Subbies United’s raison d’etre is that director’s picks are kryptonite. They can’t be trusted if the director selected them. Best install your own.
The problem with that approach is that it largely mirrors what Subbies United says is wrong with the director appointee model.
The only real difference is that instead of the debtor getting the right to appoint, it’s a specific creditor group. And in the case of Subbies United Menzies Advisory’s Michael Caspaney is its preferred pick.
Caspaney didn’t get up at the November 27, 2017 meeting because while the resolution had the backing in number, the dollar value was against replacing the Grant Thornton duo. McCann also declined to use his casting vote. But this matter is far from over.
As it turns out, McCann and Jahani were forced to upate their original DIRRI after learning that in 2016 their colleagues in Grant Thornton corporate finance had pocketed $25,000 to undertake high level due diligence on a development and joint venture proposal between Queensland builder Devcorp and their appointor, Chinese outfit China Railway Construction Group Co Limited (CRCG).
At the November 27 meeting Devcorp had submitted proofs of debt (PoDs) to the tune of $15.1 million under the names of its various projects, rather than under the name Devcorp which would’ve been picked up when McCann and Jahani undertook their pre-appointment conflict check.
McCann has trimmed the Devcorp PoDs via adjudication to $2.563 approximately. He told SiN yesterday he expected they would be back with more documentation to shore up the claims, which at present are largely contingent.

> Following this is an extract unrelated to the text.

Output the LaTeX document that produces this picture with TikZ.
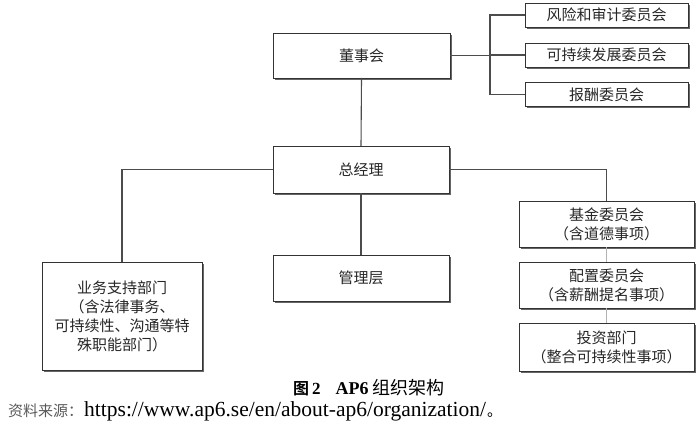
\documentclass[tikz,border=0pt]{standalone}
\usepackage{fontspec}
\setmainfont{Liberation Serif}
\newfontfamily\cjk{Noto Sans CJK SC}[BoldFont={Noto Sans CJK SC Bold}]
\usetikzlibrary{shadows}
\begin{document}
\begin{tikzpicture}[x=1pt,y=-1pt,
  box/.style={draw=black!80, line width=0.8pt, fill=white, inner sep=0pt, outer sep=0pt,
    align=center, font=\cjk\fontsize{15}{19}\selectfont, text=black!85,
    general shadow={shadow xshift=1.6pt, shadow yshift=-1.6pt, fill=black!60}},
  conn/.style={draw=black!70, line width=1.1pt},
  light/.style={draw=black!30, line width=0.8pt}]
\useasboundingbox (0,0) rectangle (700,438);
% board and committees
\node[box, minimum width=177pt, minimum height=45pt] (board) at (361.5,55.5) {董事会};
\node[box, minimum width=163pt, minimum height=24pt] (c1) at (606.5,15) {风险和审计委员会};
\node[box, minimum width=163pt, minimum height=24pt] (c2) at (606.5,55) {可持续发展委员会};
\node[box, minimum width=163pt, minimum height=24pt] (c3) at (606.5,94.5) {报酬委员会};
% general manager level
\node[box, minimum width=176pt, minimum height=47pt] (gm) at (361,169.5) {总经理};
\node[box, minimum width=176pt, minimum height=46pt] (mgmt) at (361,278) {管理层};
\node[box, minimum width=160pt, minimum height=108pt] (biz) at (122,316) {业务支持部门\\（含法律事务、\\可持续性、沟通等特\\殊职能部门）};
\node[box, minimum width=175pt, minimum height=46pt] (fund) at (606.5,224) {基金委员会\\（含道德事项）};
\node[box, minimum width=175pt, minimum height=46pt] (alloc) at (606.5,285) {配置委员会\\（含薪酬提名事项）};
\node[box, minimum width=175pt, minimum height=48pt] (inv) at (606.5,347) {投资部门\\（整合可持续性事项）};
% connectors
\coordinate (bus) at (490,55.5);
\draw[conn] (board.east) -- (bus);
\draw[conn] (bus) |- (c1.west);
\draw[conn] (bus) |- (c2.west);
\draw[conn] (bus) |- (c3.west);
\draw[conn] (board.south) -- (gm.north);
\draw[conn] (gm.west) -| (biz.north);
\draw[conn] (gm.east) -| (fund.north);
\draw[conn] (gm.south) -- (mgmt.north);
\draw[light] (fund.south) -- (alloc.north);
\draw[light] (alloc.south) -- (inv.north);
% caption and source
\node[anchor=base west, inner sep=0pt] (cap) at (293,394.5)
  {{\cjk\bfseries\fontsize{16}{16}\selectfont 图}\hspace{3pt}{\bfseries\fontsize{17}{17}\selectfont 2}\hspace{15pt}{\bfseries\fontsize{18}{18}\selectfont AP6}\hspace{4pt}{\cjk\fontsize{18}{18}\selectfont 组织架构}};
\node[anchor=base west, inner sep=0pt] (src) at (8,416)
  {{\cjk\fontsize{15}{15}\selectfont\color{black!65}资料来源：}\hspace{1pt}{\fontsize{21.5}{21.5}\selectfont https://www.ap6.se/en/about-ap6/organization/}\hspace{1pt}{\cjk\fontsize{15}{15}\selectfont 。}};
\end{tikzpicture}
\end{document}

The DIRRI update however does nothing to dispel curiosity about the $300,000 indemnity, put up by CRCG in its capacity as CRCG-Rimfire’s major shareholder.
A deed of covenant entered into between CRCG and CRCG-Rimfire indicates that CRCG guarantees its subsidiary’s debts to the tune of almost $1.1 billion in the event of insolvency.
The deed of guarantee was an essential element of the measures CRCG-Rimfire had to implement to operate its Queensland Building and Construction Commission (QBCC) license.
McCann confirmed yesterday that he had called in the $300,000 indemnity and was awaiting a proposal from the Chinese for a deed of company arrangement (DoCA).
“They’re concerned at the extent of the claims by developers,” he said, adding that he believed the Chinese firm was having difficulty coming to grips with Australia’s insolvency regime.
The $1.1 billion dollar question revolves around whether McCann and Jahani would pursue their appointors for the $1.1 billion in the event no DoCA proposal is forthcoming?
McCannn wouldn’t be drawn on that yesterday, other than to indicate that it would be challenging to pursue CRCG in China’s courts. SiN will update progress once the deadline for delivery of any DoCA proposal expires.